Suppose X is a smooth projective variety, say over $\mathbb{Q}$ for simplicity. Let $F$ be a finite extension of $\mathbb{Q}$. Let $\mathrm {Ch}^{r}(X/F)$ denote the Chow group of codimension $r$ algebraic cycles defined over $F$. A conjecture of Tate asserts that the cycle class map from $\mathrm{Ch}^r(X/F)$ to $H^{2r}_{et}(X)(r)$ is injective, with image in the subspace fixed by $\mathrm{Gal}(\overline{\mathbb{Q}}/F)$. In particular, the dimension of $\mathrm{Ch}^r(X/F)$ should be uniformly bounded (by the $2r^{\mathrm{th}}$ Betti number of $X(\mathbb{C})$) as $F$ varies.
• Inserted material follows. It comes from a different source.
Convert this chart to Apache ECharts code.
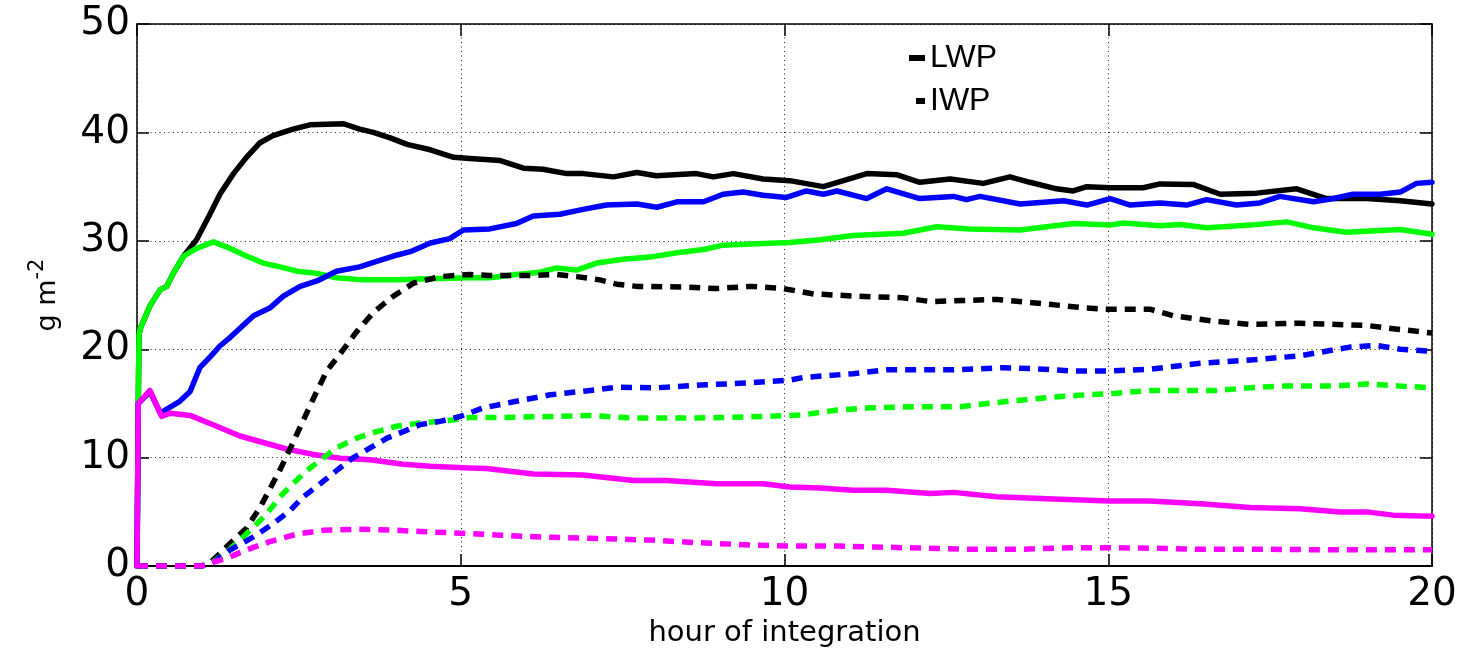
<!DOCTYPE html>
<html>
<head>
<meta charset="utf-8">
<script src="https://cdn.jsdelivr.net/npm/echarts@6/dist/echarts.min.js"></script>
<style>
html,body{margin:0;padding:0;background:#fff;}
#chart{width:1466px;height:653px;}
</style>
</head>
<body>
<div id="chart"></div>
<script>
// ---- data: [hour of integration, g m^-2] ----
var xTicks = [0, 5, 10, 15, 20];
var yTicks = [0, 10, 20, 30, 40, 50];

var lwpBlack = [[0,0],[0.02,15],[0.03,21.3],[0.05,21.9],[0.2,24.0],[0.36,25.5],[0.46,25.8],[0.56,27.0],[0.72,28.6],[0.92,30.1],[1.13,32.5],[1.28,34.3],[1.49,36.2],[1.69,37.7],[1.9,39.05],[2.1,39.7],[2.41,40.3],[2.67,40.7],[3.19,40.8],[3.44,40.3],[3.65,40.0],[3.91,39.5],[4.17,38.9],[4.53,38.4],[4.89,37.7],[5.14,37.6],[5.61,37.4],[5.97,36.7],[6.27,36.6],[6.64,36.2],[6.89,36.2],[7.36,35.9],[7.72,36.3],[8.02,36.0],[8.64,36.2],[8.9,35.9],[9.21,36.2],[9.67,35.7],[10.08,35.55],[10.6,35.0],[10.91,35.55],[11.27,36.2],[11.73,36.1],[12.09,35.4],[12.56,35.7],[13.07,35.3],[13.48,35.9],[13.79,35.4],[14.2,34.8],[14.46,34.6],[14.67,35.0],[15.03,34.9],[15.54,34.9],[15.8,35.25],[16.31,35.2],[16.73,34.3],[17.29,34.4],[17.91,34.8],[18.37,33.9],[18.99,33.9],[19.51,33.7],[20,33.4]];

var lwpGreen = [[0,0],[0.02,15],[0.03,21.3],[0.05,21.9],[0.2,24.0],[0.36,25.5],[0.46,25.8],[0.56,27.0],[0.72,28.6],[0.92,29.3],[1.18,29.9],[1.44,29.3],[1.69,28.6],[1.95,27.95],[2.21,27.6],[2.47,27.2],[2.78,27.0],[3.08,26.6],[3.49,26.4],[4.01,26.4],[4.53,26.5],[5.14,26.6],[5.45,26.6],[5.86,26.9],[6.22,27.1],[6.48,27.5],[6.79,27.3],[7.1,27.95],[7.51,28.3],[7.92,28.5],[8.34,28.9],[8.75,29.2],[9.05,29.6],[9.47,29.7],[10.08,29.85],[10.55,30.1],[11.06,30.5],[11.83,30.7],[12.35,31.3],[12.86,31.1],[13.64,31.0],[14.05,31.3],[14.46,31.6],[15.03,31.45],[15.23,31.65],[15.8,31.4],[16.11,31.5],[16.52,31.2],[17.19,31.45],[17.76,31.75],[18.17,31.2],[18.68,30.8],[19.51,31.05],[20,30.6]];

var lwpBlue = [[0,0],[0.02,15],[0.2,16.1],[0.36,14.1],[0.41,14.3],[0.66,15.2],[0.82,16.1],[0.97,18.3],[1.13,19.3],[1.28,20.3],[1.44,21.1],[1.8,23.1],[2.05,23.8],[2.26,24.9],[2.52,25.8],[2.78,26.3],[3.08,27.2],[3.44,27.6],[3.7,28.1],[3.96,28.6],[4.22,29.0],[4.53,29.8],[4.83,30.2],[5.04,31.0],[5.45,31.1],[5.86,31.6],[6.12,32.3],[6.53,32.45],[6.89,32.9],[7.25,33.3],[7.72,33.4],[8.03,33.1],[8.34,33.6],[8.75,33.6],[9.05,34.3],[9.36,34.5],[9.67,34.2],[10.03,34.0],[10.34,34.6],[10.6,34.3],[10.81,34.6],[11.27,33.9],[11.58,34.8],[12.09,33.9],[12.61,34.1],[12.81,33.8],[13.02,34.1],[13.64,33.4],[14.31,33.7],[14.67,33.3],[15.03,33.9],[15.34,33.3],[15.8,33.5],[16.21,33.3],[16.52,33.8],[16.98,33.3],[17.34,33.5],[17.65,34.1],[18.17,33.6],[18.48,33.9],[18.78,34.3],[19.2,34.3],[19.51,34.5],[19.76,35.3],[20,35.4]];

var lwpMagenta = [[0,0],[0.02,15],[0.2,16.2],[0.38,13.8],[0.51,14.1],[0.82,13.9],[1.23,12.9],[1.59,12.0],[1.95,11.4],[2.31,10.8],[2.72,10.3],[3.14,9.95],[3.6,9.8],[4.11,9.4],[4.53,9.2],[5.14,9.05],[5.4,9.0],[6.12,8.5],[6.89,8.4],[7.67,7.9],[8.18,7.9],[8.95,7.6],[9.67,7.6],[10.08,7.3],[10.55,7.2],[11.06,7.0],[11.58,7.0],[12.25,6.7],[12.61,6.8],[13.28,6.4],[14.15,6.2],[15.03,6.0],[15.64,6.0],[16.42,5.75],[17.19,5.4],[17.96,5.3],[18.58,5.0],[18.99,5.0],[19.4,4.7],[20,4.6]];

var iwpBlack = [[0,0],[1.0,0],[1.13,0.3],[1.44,2.1],[1.69,3.5],[1.9,5.4],[2.21,8.9],[2.41,11.4],[2.72,15.4],[2.93,18.0],[3.14,19.6],[3.39,21.6],[3.65,23.4],[3.96,24.9],[4.27,26.1],[4.68,26.7],[5.14,26.9],[5.45,26.8],[6.12,26.8],[6.48,26.9],[6.79,26.7],[7.15,26.4],[7.41,26.0],[7.72,25.8],[8.44,25.75],[8.95,25.6],[9.47,25.8],[9.98,25.6],[10.45,25.1],[11.11,24.9],[11.83,24.75],[12.25,24.4],[12.76,24.5],[13.28,24.6],[14.0,24.2],[14.67,23.8],[14.98,23.7],[15.64,23.7],[16.0,23.1],[16.62,22.6],[17.19,22.3],[17.96,22.4],[18.99,22.2],[19.4,21.9],[20,21.5]];

var iwpGreen = [[0,0],[1.0,0],[1.15,0.3],[1.33,1.0],[1.59,2.4],[1.8,3.6],[2.0,4.8],[2.21,6.4],[2.41,7.6],[2.62,8.8],[2.88,10.0],[3.08,10.9],[3.39,11.8],[3.7,12.4],[4.01,12.9],[4.37,13.2],[4.78,13.4],[5.14,13.7],[5.61,13.7],[6.38,13.8],[7.0,13.9],[7.67,13.65],[8.44,13.65],[9.05,13.7],[9.72,13.8],[10.29,13.95],[10.81,14.4],[11.32,14.6],[12.09,14.7],[12.71,14.7],[13.12,15.0],[13.64,15.3],[14.15,15.6],[14.67,15.8],[15.03,15.9],[15.64,16.2],[16.67,16.2],[17.19,16.45],[17.7,16.6],[18.48,16.6],[18.99,16.8],[19.51,16.6],[20,16.45]];

var iwpBlue = [[0,0],[1.0,0],[1.2,0.4],[1.44,1.5],[1.8,2.7],[2.1,3.9],[2.36,5.1],[2.57,6.4],[2.83,7.6],[3.08,8.8],[3.34,10.0],[3.6,10.9],[3.86,11.8],[4.11,12.4],[4.37,13.05],[4.68,13.35],[4.99,13.8],[5.35,14.6],[5.86,15.2],[6.38,15.8],[7.0,16.2],[7.41,16.5],[8.03,16.45],[8.7,16.7],[9.47,16.9],[10.08,17.15],[10.29,17.4],[11.06,17.75],[11.58,18.1],[12.61,18.1],[13.38,18.3],[13.89,18.2],[14.41,18.0],[15.03,18.0],[15.64,18.15],[16.42,18.7],[17.19,19.0],[17.96,19.4],[18.73,20.2],[19.15,20.35],[19.51,20.0],[20,19.8]];

var iwpMagenta = [[0,0],[1.0,0],[1.13,0.3],[1.38,0.7],[1.69,1.5],[2.05,2.25],[2.47,2.95],[2.88,3.3],[3.39,3.4],[4.01,3.3],[4.53,3.15],[5.14,3.0],[5.61,2.85],[6.38,2.65],[7.15,2.55],[7.92,2.4],[8.7,2.15],[9.47,1.95],[10.08,1.85],[10.81,1.85],[11.83,1.7],[12.86,1.55],[13.64,1.55],[14.41,1.7],[14.98,1.7],[15.64,1.65],[16.42,1.55],[17.45,1.55],[18.48,1.5],[20,1.5]];

var xAxisTitle = 'hour of integration';
var legendNames = ['LWP', 'IWP'];

// ---- chart ----
var chart = echarts.init(document.getElementById('chart'), null, {renderer: 'canvas'});

function solid(name, data, color) {
  return {
    name: name, type: 'line', data: data, showSymbol: false, symbol: 'none',
    xAxisIndex: 0, yAxisIndex: 0, animation: false, silent: true,
    itemStyle: {color: color},
    lineStyle: {color: color, width: 5.5, join: 'round', cap: 'round'}
  };
}
function dashed(name, data, color) {
  return {
    name: name, type: 'line', data: data, showSymbol: false, symbol: 'none',
    xAxisIndex: 0, yAxisIndex: 0, animation: false, silent: true,
    itemStyle: {color: color},
    lineStyle: {color: color, width: 5.5, type: [11, 8], cap: 'butt', join: 'round'}
  };
}

var tickFont = 'DejaVu Sans';
var gridDot = {color: '#222', width: 1, type: [1, 3.5]};

var option = {
  backgroundColor: '#fff',
  animation: false,
  grid: {left: 137, right: 34, top: 24, bottom: 80, containLabel: false,
         show: false},
  legend: [
    {data: [legendNames[0]], left: 909, top: 40, orient: 'vertical', padding: 0,
     icon: 'rect', itemWidth: 16, itemHeight: 6, itemGap: 0, selectedMode: false,
     textStyle: {fontFamily: 'Liberation Sans', fontSize: 32, color: '#000', lineHeight: 36}},
    {data: [legendNames[1]], left: 916, top: 83, orient: 'vertical', padding: 0,
     icon: 'rect', itemWidth: 9, itemHeight: 6, itemGap: 0, selectedMode: false,
     textStyle: {fontFamily: 'Liberation Sans', fontSize: 32, color: '#000', lineHeight: 36}}
  ],
  xAxis: [
    {type: 'value', min: xTicks[0], max: xTicks[xTicks.length - 1], interval: 5,
     position: 'bottom',
     name: xAxisTitle, nameLocation: 'middle', nameGap: 47,
     nameTextStyle: {fontFamily: tickFont, fontSize: 29, color: '#000'},
     axisLine: {show: true, onZero: false, lineStyle: {color: '#000', width: 2}},
     axisTick: {show: true, inside: true, length: 12, lineStyle: {color: '#000', width: 1.5}},
     axisLabel: {show: true, margin: 9, fontFamily: tickFont, fontSize: 39, color: '#000'},
     splitLine: {show: true, lineStyle: gridDot}},
    {type: 'value', min: xTicks[0], max: xTicks[xTicks.length - 1], interval: 5,
     position: 'top',
     axisLine: {show: true, onZero: false, lineStyle: {color: '#000', width: 1.5}},
     axisTick: {show: true, inside: true, length: 12, lineStyle: {color: '#000', width: 1.5}},
     axisLabel: {show: false}, splitLine: {show: false}}
  ],
  yAxis: [
    {type: 'value', min: yTicks[0], max: yTicks[yTicks.length - 1], interval: 10,
     position: 'left',
     name: '{b|g m}{s|-2}', nameLocation: 'middle', nameGap: 76, nameRotate: 90,
     nameTextStyle: {color: '#000', rich: {
       b: {fontFamily: tickFont, fontSize: 27, color: '#000', verticalAlign: 'bottom', lineHeight: 34},
       s: {fontFamily: tickFont, fontSize: 21, color: '#000', verticalAlign: 'top', lineHeight: 34}
     }},
     axisLine: {show: true, onZero: false, lineStyle: {color: '#000', width: 1.5}},
     axisTick: {show: true, inside: true, length: 12, lineStyle: {color: '#000', width: 1.5}},
     axisLabel: {show: true, margin: 7, fontFamily: tickFont, fontSize: 39, color: '#000'},
     splitLine: {show: true, lineStyle: gridDot}},
    {type: 'value', min: yTicks[0], max: yTicks[yTicks.length - 1], interval: 10,
     position: 'right',
     axisLine: {show: true, onZero: false, lineStyle: {color: '#000', width: 1.5}},
     axisTick: {show: true, inside: true, length: 12, lineStyle: {color: '#000', width: 1.5}},
     axisLabel: {show: false}, splitLine: {show: false}}
  ],
  series: [
    solid('LWP', lwpBlack, '#000000'),
    solid('LWP green', lwpGreen, '#00ff00'),
    solid('LWP blue', lwpBlue, '#0000ff'),
    solid('LWP magenta', lwpMagenta, '#ff00ff'),
    dashed('IWP', iwpBlack, '#000000'),
    dashed('IWP green', iwpGreen, '#00ff00'),
    dashed('IWP blue', iwpBlue, '#0000ff'),
    dashed('IWP magenta', iwpMagenta, '#ff00ff')
  ]
};
chart.setOption(option);
</script>
</body>
</html>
On the other hand, let $\mathrm{Ch}^{r}(X/F)_0$ denote the kernel of the cycle class map, which is to say the group of homologically trivial cycles of codimension $r$ modulo rational equivalence. The dimension of this guy is predicted by Beilinson and Bloch to be given as the order of vanishing of $L(s,H^{2r-1}(X/F))$ at its central critical point. Now, the order of vanishing of this L-function can by made to increase very rapidly as $F$ varies; for example, one could (in some circumstances) choose $F$ to be an abelian extension such that each of the twists $L(s,H^{2r-1}(X/\mathbb{Q})\times \chi)$ has root number $-1$ for $\chi$ varying over characters of $\mathrm{Gal}(F/\mathbb{Q})$. When $X$ is an elliptic curve and $r$=1, this phenomenon has been confirmed in a variety of situations: for $\mathbb{Z}/p^{n}\mathbb{Z}$-towers over imaginary quadratic fields (Cornut-Vatsal), for Hilbert class fields of imaginary quadratic fields (Templier), and for towers of Kummer extensions (Darmon-Tian). However, for higher dimensional varieties and higher codimension cycles, the relevant L-functions aren't even well understood.
My question: is there a "conceptual" reason why there should have lots of homologically trivial cycle classes over extensions of the base field? In other words, if you believe certain conjectures about L-functions, then this is not hard to guess, but I am looking for some motivation which avoids L-functions.
(Edited in response to a comment of moonface.)